» **TO DO**: Transcribe the data in full and exactly, omitting any pictures.
__________________________________________________
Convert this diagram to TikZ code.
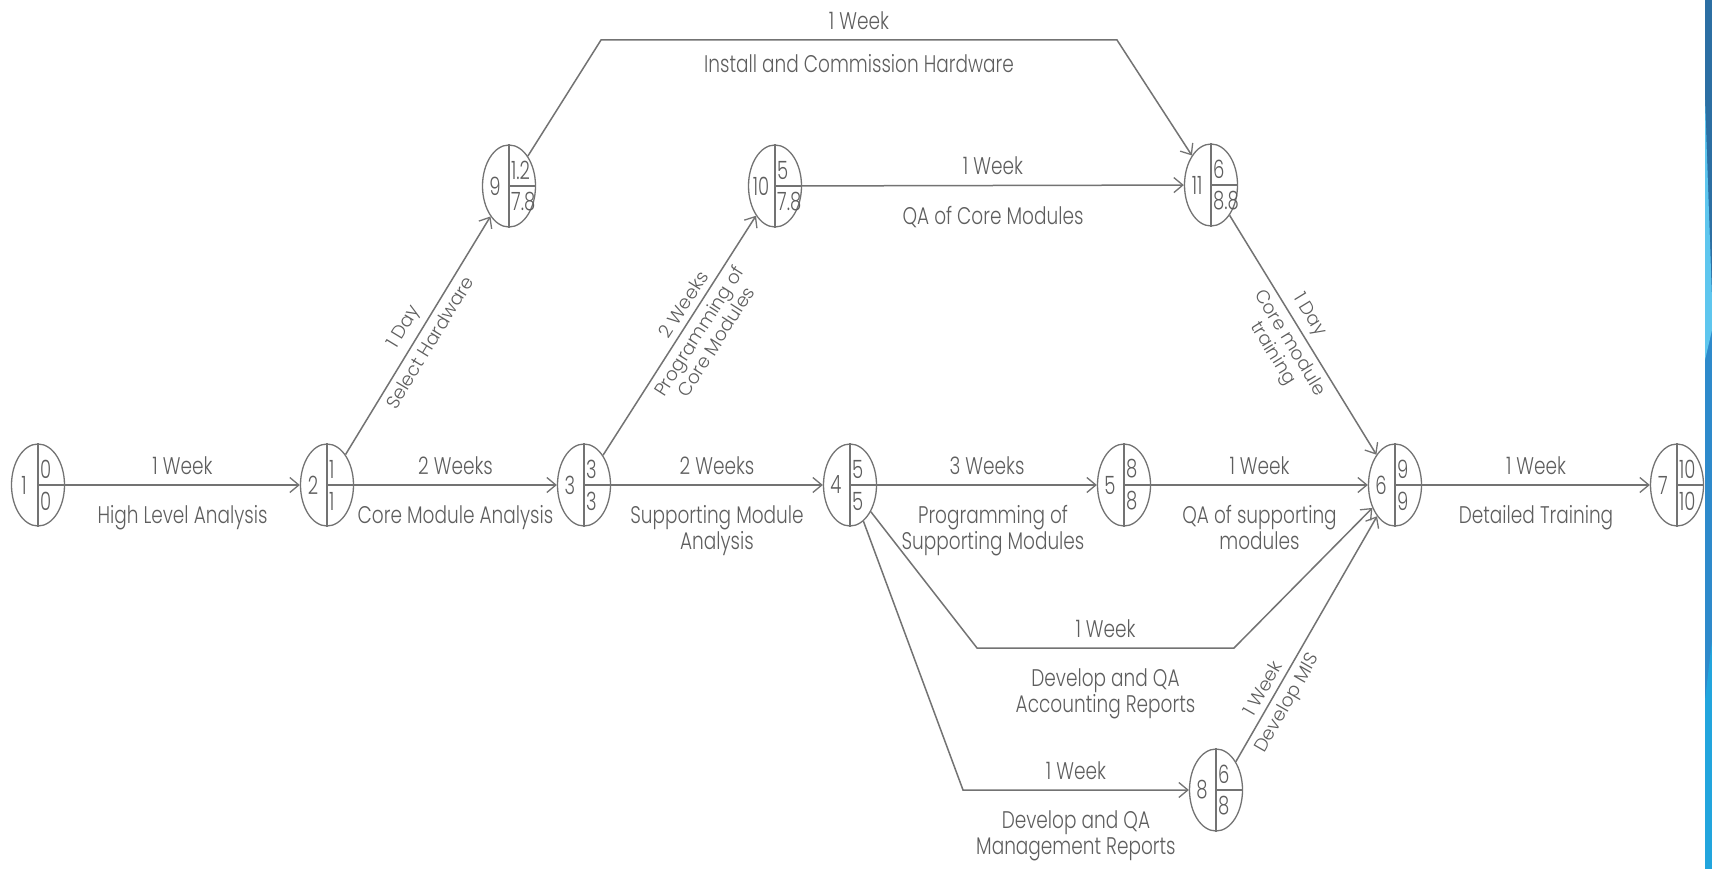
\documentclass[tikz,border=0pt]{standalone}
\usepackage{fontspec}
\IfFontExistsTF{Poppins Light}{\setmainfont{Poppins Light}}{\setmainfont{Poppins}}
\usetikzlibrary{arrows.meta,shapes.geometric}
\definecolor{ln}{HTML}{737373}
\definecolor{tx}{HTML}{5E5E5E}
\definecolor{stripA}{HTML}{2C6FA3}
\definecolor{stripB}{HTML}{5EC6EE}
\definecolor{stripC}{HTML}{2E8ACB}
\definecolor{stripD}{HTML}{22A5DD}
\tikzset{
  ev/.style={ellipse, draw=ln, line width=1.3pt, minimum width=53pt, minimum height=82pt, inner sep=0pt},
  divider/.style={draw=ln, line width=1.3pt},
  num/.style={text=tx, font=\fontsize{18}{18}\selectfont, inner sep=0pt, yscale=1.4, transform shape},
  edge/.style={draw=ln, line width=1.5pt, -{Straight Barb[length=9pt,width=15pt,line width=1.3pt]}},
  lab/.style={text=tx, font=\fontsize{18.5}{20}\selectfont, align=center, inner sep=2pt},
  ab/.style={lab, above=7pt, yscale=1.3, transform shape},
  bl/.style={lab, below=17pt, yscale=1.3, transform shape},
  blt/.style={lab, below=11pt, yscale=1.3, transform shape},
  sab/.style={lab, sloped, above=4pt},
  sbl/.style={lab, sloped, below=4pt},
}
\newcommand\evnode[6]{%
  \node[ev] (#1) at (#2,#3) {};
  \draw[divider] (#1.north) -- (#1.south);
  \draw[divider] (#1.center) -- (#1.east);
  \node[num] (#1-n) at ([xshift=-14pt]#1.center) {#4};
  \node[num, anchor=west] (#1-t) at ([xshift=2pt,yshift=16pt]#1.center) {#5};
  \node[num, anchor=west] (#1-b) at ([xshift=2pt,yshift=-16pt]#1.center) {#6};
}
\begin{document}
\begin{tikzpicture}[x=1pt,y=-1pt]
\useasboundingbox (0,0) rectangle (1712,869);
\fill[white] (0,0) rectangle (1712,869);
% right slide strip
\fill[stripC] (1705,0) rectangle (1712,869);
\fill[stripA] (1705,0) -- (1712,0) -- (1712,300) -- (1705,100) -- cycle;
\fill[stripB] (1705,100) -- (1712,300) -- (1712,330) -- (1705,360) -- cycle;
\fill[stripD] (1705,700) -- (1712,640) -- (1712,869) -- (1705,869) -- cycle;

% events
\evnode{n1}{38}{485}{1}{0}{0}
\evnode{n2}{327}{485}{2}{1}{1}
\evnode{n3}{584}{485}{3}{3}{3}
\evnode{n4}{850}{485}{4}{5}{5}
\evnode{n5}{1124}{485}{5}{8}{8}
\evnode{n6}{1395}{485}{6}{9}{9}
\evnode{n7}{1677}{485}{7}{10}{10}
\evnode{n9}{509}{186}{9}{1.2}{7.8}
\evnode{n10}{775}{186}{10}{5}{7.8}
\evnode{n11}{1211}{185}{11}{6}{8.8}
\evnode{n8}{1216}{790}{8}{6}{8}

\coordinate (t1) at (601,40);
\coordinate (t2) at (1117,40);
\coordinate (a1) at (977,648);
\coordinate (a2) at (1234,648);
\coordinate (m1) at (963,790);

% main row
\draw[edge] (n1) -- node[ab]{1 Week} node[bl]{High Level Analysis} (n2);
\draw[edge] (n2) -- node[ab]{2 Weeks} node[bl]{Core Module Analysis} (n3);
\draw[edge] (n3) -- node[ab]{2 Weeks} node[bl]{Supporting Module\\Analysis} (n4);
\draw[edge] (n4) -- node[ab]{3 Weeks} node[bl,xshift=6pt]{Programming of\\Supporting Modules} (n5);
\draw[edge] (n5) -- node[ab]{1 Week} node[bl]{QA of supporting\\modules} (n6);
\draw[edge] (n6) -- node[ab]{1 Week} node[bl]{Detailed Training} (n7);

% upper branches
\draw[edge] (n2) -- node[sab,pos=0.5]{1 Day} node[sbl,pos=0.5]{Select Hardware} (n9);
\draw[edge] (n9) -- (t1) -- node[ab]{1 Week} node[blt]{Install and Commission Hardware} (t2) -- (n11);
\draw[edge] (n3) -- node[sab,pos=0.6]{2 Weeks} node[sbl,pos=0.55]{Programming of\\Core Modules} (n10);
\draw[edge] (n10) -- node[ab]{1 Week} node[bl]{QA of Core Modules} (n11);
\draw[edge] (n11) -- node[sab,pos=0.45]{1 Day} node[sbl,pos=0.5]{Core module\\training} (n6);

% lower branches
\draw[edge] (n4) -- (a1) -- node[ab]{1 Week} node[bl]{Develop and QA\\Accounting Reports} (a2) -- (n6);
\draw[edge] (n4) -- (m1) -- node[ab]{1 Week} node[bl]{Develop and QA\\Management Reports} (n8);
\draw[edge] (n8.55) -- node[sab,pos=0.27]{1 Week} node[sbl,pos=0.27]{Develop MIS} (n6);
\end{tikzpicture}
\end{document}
__________________________________________________
» **SOLUTION TO THIS EXERCISE**:
Convert this diagram to TikZ code.
\documentclass[tikz,border=0pt]{standalone}
\usepackage{fontspec}
\IfFontExistsTF{Poppins Light}{\setmainfont{Poppins Light}}{\setmainfont{Poppins}}
\usetikzlibrary{arrows.meta,shapes.geometric}
\definecolor{ln}{HTML}{737373}
\definecolor{tx}{HTML}{5E5E5E}
\definecolor{stripA}{HTML}{2C6FA3}
\definecolor{stripB}{HTML}{5EC6EE}
\definecolor{stripC}{HTML}{2E8ACB}
\definecolor{stripD}{HTML}{22A5DD}
\tikzset{
  ev/.style={ellipse, draw=ln, line width=1.3pt, minimum width=53pt, minimum height=82pt, inner sep=0pt},
  divider/.style={draw=ln, line width=1.3pt},
  num/.style={text=tx, font=\fontsize{18}{18}\selectfont, inner sep=0pt, yscale=1.4, transform shape},
  edge/.style={draw=ln, line width=1.5pt, -{Straight Barb[length=9pt,width=15pt,line width=1.3pt]}},
  lab/.style={text=tx, font=\fontsize{18.5}{20}\selectfont, align=center, inner sep=2pt},
  ab/.style={lab, above=7pt, yscale=1.3, transform shape},
  bl/.style={lab, below=17pt, yscale=1.3, transform shape},
  blt/.style={lab, below=11pt, yscale=1.3, transform shape},
  sab/.style={lab, sloped, above=4pt},
  sbl/.style={lab, sloped, below=4pt},
}
\newcommand\evnode[6]{%
  \node[ev] (#1) at (#2,#3) {};
  \draw[divider] (#1.north) -- (#1.south);
  \draw[divider] (#1.center) -- (#1.east);
  \node[num] (#1-n) at ([xshift=-14pt]#1.center) {#4};
  \node[num, anchor=west] (#1-t) at ([xshift=2pt,yshift=16pt]#1.center) {#5};
  \node[num, anchor=west] (#1-b) at ([xshift=2pt,yshift=-16pt]#1.center) {#6};
}
\begin{document}
\begin{tikzpicture}[x=1pt,y=-1pt]
\useasboundingbox (0,0) rectangle (1712,869);
\fill[white] (0,0) rectangle (1712,869);
% right slide strip
\fill[stripC] (1705,0) rectangle (1712,869);
\fill[stripA] (1705,0) -- (1712,0) -- (1712,300) -- (1705,100) -- cycle;
\fill[stripB] (1705,100) -- (1712,300) -- (1712,330) -- (1705,360) -- cycle;
\fill[stripD] (1705,700) -- (1712,640) -- (1712,869) -- (1705,869) -- cycle;

% events
\evnode{n1}{38}{485}{1}{0}{0}
\evnode{n2}{327}{485}{2}{1}{1}
\evnode{n3}{584}{485}{3}{3}{3}
\evnode{n4}{850}{485}{4}{5}{5}
\evnode{n5}{1124}{485}{5}{8}{8}
\evnode{n6}{1395}{485}{6}{9}{9}
\evnode{n7}{1677}{485}{7}{10}{10}
\evnode{n9}{509}{186}{9}{1.2}{7.8}
\evnode{n10}{775}{186}{10}{5}{7.8}
\evnode{n11}{1211}{185}{11}{6}{8.8}
\evnode{n8}{1216}{790}{8}{6}{8}

\coordinate (t1) at (601,40);
\coordinate (t2) at (1117,40);
\coordinate (a1) at (977,648);
\coordinate (a2) at (1234,648);
\coordinate (m1) at (963,790);

% main row
\draw[edge] (n1) -- node[ab]{1 Week} node[bl]{High Level Analysis} (n2);
\draw[edge] (n2) -- node[ab]{2 Weeks} node[bl]{Core Module Analysis} (n3);
\draw[edge] (n3) -- node[ab]{2 Weeks} node[bl]{Supporting Module\\Analysis} (n4);
\draw[edge] (n4) -- node[ab]{3 Weeks} node[bl,xshift=6pt]{Programming of\\Supporting Modules} (n5);
\draw[edge] (n5) -- node[ab]{1 Week} node[bl]{QA of supporting\\modules} (n6);
\draw[edge] (n6) -- node[ab]{1 Week} node[bl]{Detailed Training} (n7);

% upper branches
\draw[edge] (n2) -- node[sab,pos=0.5]{1 Day} node[sbl,pos=0.5]{Select Hardware} (n9);
\draw[edge] (n9) -- (t1) -- node[ab]{1 Week} node[blt]{Install and Commission Hardware} (t2) -- (n11);
\draw[edge] (n3) -- node[sab,pos=0.6]{2 Weeks} node[sbl,pos=0.55]{Programming of\\Core Modules} (n10);
\draw[edge] (n10) -- node[ab]{1 Week} node[bl]{QA of Core Modules} (n11);
\draw[edge] (n11) -- node[sab,pos=0.45]{1 Day} node[sbl,pos=0.5]{Core module\\training} (n6);

% lower branches
\draw[edge] (n4) -- (a1) -- node[ab]{1 Week} node[bl]{Develop and QA\\Accounting Reports} (a2) -- (n6);
\draw[edge] (n4) -- (m1) -- node[ab]{1 Week} node[bl]{Develop and QA\\Management Reports} (n8);
\draw[edge] (n8.55) -- node[sab,pos=0.27]{1 Week} node[sbl,pos=0.27]{Develop MIS} (n6);
\end{tikzpicture}
\end{document}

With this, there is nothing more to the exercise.